Site: Johnny Unitas Stadium
Series: First meeting
What's at stake: Towson is back in the NCAA Division I Football Championship Subdivision tournament for the second time in three years, but the program is seeking its first playoff win since joining the FCS for the 1987 season. In fact, the Tigers haven't won in the postseason since 1984, when they defeated Norfolk State, 31-21, in the Division II quarterfinals. This year, Towson earned the No. 7 overall seed, which meant the team got a first-round bye and some much-needed rest. How much that break helped will be tested against Fordham. The Rams, members of the Patriot League, received an at-large playoff bid and defeated Sacred Heart, 37-27, in last Saturday's first-round matchup. Fordham has beaten then-10th-ranked Lehigh, Colonial Athletic Association member Villanova and even a Football Bowl Subdivision school, Temple, this season. The Rams are 5-1 on the road, while the Tigers are just 3-2 at home.
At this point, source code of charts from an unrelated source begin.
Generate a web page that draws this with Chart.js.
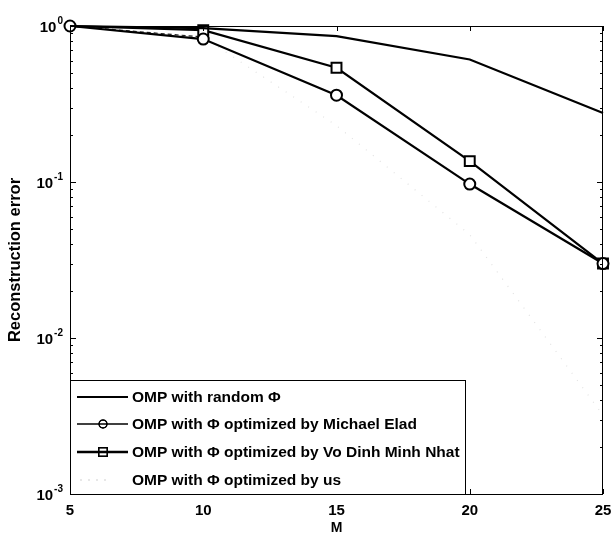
<!DOCTYPE html>
<html>
<head>
<meta charset="utf-8">
<script src="https://cdn.jsdelivr.net/npm/chart.js@4.4.1/dist/chart.umd.min.js"></script>
<style>
  html, body { margin: 0; padding: 0; background: #fff; }
  #wrap { width: 612px; height: 537px; }
</style>
</head>
<body>
<div id="wrap"><canvas id="c" width="612" height="537"></canvas></div>
<script>
// Number of measurements M and reconstruction error for each method
const mValues   = [5, 10, 15, 20, 25];
const errRandom = [1.0, 0.97, 0.86, 0.61, 0.277];
const errElad   = [1.0, 0.825, 0.36, 0.097, 0.030];
const errNhat   = [1.0, 0.94, 0.54, 0.136, 0.030];
const errOurs   = [1.0, 0.85, 0.23, 0.046, 0.0032];

const seriesNames = [
  'OMP with random \u03A6',
  'OMP with \u03A6 optimized by Michael Elad',
  'OMP with \u03A6 optimized by Vo Dinh Minh Nhat',
  'OMP with \u03A6 optimized by us'
];

const xTickValues = [5, 10, 15, 20, 25];
const yDecadeExponents = [0, -1, -2, -3];

const FONT = '"Liberation Sans", Arial, Helvetica, sans-serif';
Chart.defaults.font.family = FONT;
Chart.defaults.color = '#000';

const toPoints = arr => arr.map((v, i) => ({ x: mValues[i], y: v }));

// Axes box with inward MATLAB-style ticks, superscript decade labels, and an in-plot legend
const matlabAxes = {
  id: 'matlabAxes',
  afterDatasetsDraw(chart) {
    const { ctx, chartArea: a, scales: { x, y } } = chart;
    ctx.save();
    ctx.strokeStyle = '#000';
    ctx.lineWidth = 1;
    const seg = (x1, y1, x2, y2) => { ctx.beginPath(); ctx.moveTo(x1, y1); ctx.lineTo(x2, y2); ctx.stroke(); };

    // x ticks (top and bottom, pointing inward)
    xTickValues.forEach(v => {
      const px = Math.round(x.getPixelForValue(v)) + 0.5;
      seg(px, a.bottom, px, a.bottom - 5);
      seg(px, a.top, px, a.top + 5);
    });
    // y ticks: decades long, 2..9 short
    yDecadeExponents.forEach(e => {
      for (let m = 1; m <= 9; m++) {
        const v = m * Math.pow(10, e);
        if (v > y.max * 1.0001 || v < y.min * 0.9999) continue;
        const py = Math.round(y.getPixelForValue(v)) + 0.5;
        const len = m === 1 ? 6 : 3;
        seg(a.left, py, a.left + len, py);
        seg(a.right, py, a.right - len, py);
      }
    });
    ctx.strokeRect(Math.round(a.left) + 0.5, Math.round(a.top) + 0.5,
                   Math.round(a.right - a.left) - 1, Math.round(a.bottom - a.top));

    // decade labels 10^n
    ctx.fillStyle = '#000';
    yDecadeExponents.forEach(e => {
      const py = y.getPixelForValue(Math.pow(10, e));
      const expText = e === 0 ? '0' : '-' + Math.abs(e);
      ctx.font = 'bold 10px ' + FONT;
      const we = ctx.measureText(expText).width;
      const right = a.left - 7;
      ctx.textAlign = 'left';
      ctx.textBaseline = 'alphabetic';
      ctx.fillText(expText, right - we, py - 2);
      ctx.font = 'bold 15px ' + FONT;
      ctx.textAlign = 'right';
      ctx.fillText('10', right - we - 1, py + 6);
    });

    // legend box
    const lx = a.left, ly = 380, lw = 395, lh = a.bottom - ly;
    ctx.fillStyle = '#fff';
    ctx.fillRect(lx, ly, lw, lh);
    ctx.strokeRect(Math.round(lx) + 0.5, ly + 0.5, lw, lh);
    const rowY = [397, 424, 452, 480];
    chart.data.datasets.forEach((ds, i) => {
      const yy = rowY[i];
      ctx.save();
      ctx.strokeStyle = ds.legendColor;
      ctx.lineWidth = ds.legendWidth;
      ctx.setLineDash(ds.legendDash || []);
      seg(ds.legendDash ? 80 : 77, yy, ds.legendDash ? 112 : 128, yy);
      ctx.restore();
      if (ds.legendMarker) {
        ctx.save();
        ctx.strokeStyle = '#000';
        ctx.fillStyle = 'rgba(0,0,0,0)';
        Chart.helpers.drawPoint(ctx, { pointStyle: ds.pointStyle, radius: ds.legendRadius, borderWidth: 1.5 }, 103, yy);
        ctx.lineWidth = 1.5;
        ctx.stroke();
        ctx.restore();
      }
      ctx.fillStyle = '#000';
      ctx.font = 'bold 15.5px ' + FONT;
      ctx.textAlign = 'left';
      ctx.textBaseline = 'middle';
      ctx.fillText(seriesNames[i], 132, yy + 1);
    });
    ctx.restore();
  }
};

new Chart(document.getElementById('c'), {
  type: 'line',
  data: {
    datasets: [
      {
        label: seriesNames[0],
        data: toPoints(errRandom),
        borderColor: '#000', legendColor: '#000', borderWidth: 2.2, legendWidth: 2,
        pointRadius: 0, clip: false
      },
      {
        label: seriesNames[1],
        data: toPoints(errElad),
        borderColor: '#000', legendColor: '#000', borderWidth: 2.2, legendWidth: 1.5,
        pointStyle: 'circle', pointRadius: 5.5, pointBorderWidth: 2,
        pointBackgroundColor: '#fff', pointBorderColor: '#000',
        legendMarker: true, legendRadius: 4, clip: false
      },
      {
        label: seriesNames[2],
        data: toPoints(errNhat),
        borderColor: '#000', legendColor: '#000', borderWidth: 2.2, legendWidth: 2.5,
        pointStyle: 'rect',
        pointRadius: ctx => (ctx.dataIndex === 0 ? 0 : 7),
        pointBorderWidth: 2,
        pointBackgroundColor: '#fff', pointBorderColor: '#000',
        legendMarker: true, legendRadius: 6, clip: false
      },
      {
        label: seriesNames[3],
        data: toPoints(errOurs),
        borderColor: '#e2e2e2', legendColor: '#cfcfcf', borderWidth: 1.2, legendWidth: 1.2,
        legendDash: [2, 6],
        pointRadius: 0, clip: false,
        segment: {
          borderColor: c => (c.p0DataIndex === 0 ? '#222' : '#e2e2e2'),
          borderDash: c => (c.p0DataIndex === 0 ? [4, 3] : [1, 8])
        }
      }
    ]
  },
  plugins: [matlabAxes],
  options: {
    responsive: false,
    animation: false,
    layout: { padding: { top: 26, right: 8, left: 2, bottom: 0 } },
    plugins: { legend: { display: false }, tooltip: { enabled: false } },
    scales: {
      x: {
        type: 'linear', min: 5, max: 25,
        afterBuildTicks: s => { s.ticks = xTickValues.map(v => ({ value: v })); },
        grid: { display: false, drawTicks: false },
        border: { display: false },
        ticks: { font: { size: 15, weight: 'bold' }, padding: 8, color: '#000', maxRotation: 0 },
        title: { display: true, text: 'M', font: { size: 14, weight: 'bold' }, padding: { top: 0, bottom: 0 }, color: '#000' },
        afterFit: s => { s.height = 43; s.paddingLeft = 0; s.paddingRight = 0; }
      },
      y: {
        type: 'logarithmic', min: 0.001, max: 1,
        grid: { display: false, drawTicks: false },
        border: { display: false },
        ticks: { display: false },
        title: { display: true, text: 'Reconstruction error', font: { size: 16.5, weight: 'bold' }, padding: { top: 4, bottom: 0 }, color: '#000' },
        afterFit: s => { s.width = 68; }
      }
    }
  }
});
</script>
</body>
</html>
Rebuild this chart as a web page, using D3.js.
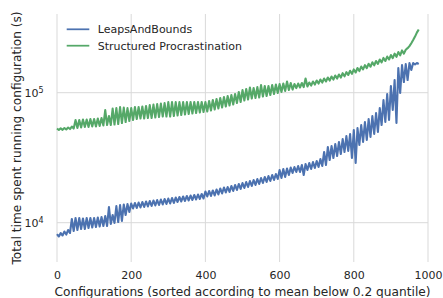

Towson is seeking its 11th win, which would set a single-season program record.
Key matchup: Fordham has one of the most prolific passing offenses in the country, ranking first in the FCS in completion percentage (.704) and fourth in yards per game (358.3). Individually, junior quarterback Michael Nebrich leads the nation in completion percentage (.735) and is fourth in passing yards per game (332.2), while junior wide receiver Sam Ajala tops the FCS in receiving yards (1,526). The Tigers have allowed 216.7 passing yards per game, only No. 52 nationally, but are No. 22 overall in interceptions (15).
Player to watch: Again, Towson junior running back Terrance West (Northwestern) will be in the spotlight, leading the country in rushing average (155.4 yards per game) and running touchdowns (30). But with the Rams surrendering an average of 203.5 rushing yards and the Tigers playing the rest of the season without starting wide receivers Spencer Wilkins (Mount Hebron) and Leon Kinnard (Loyola High), West will be relied on to fuel the offense.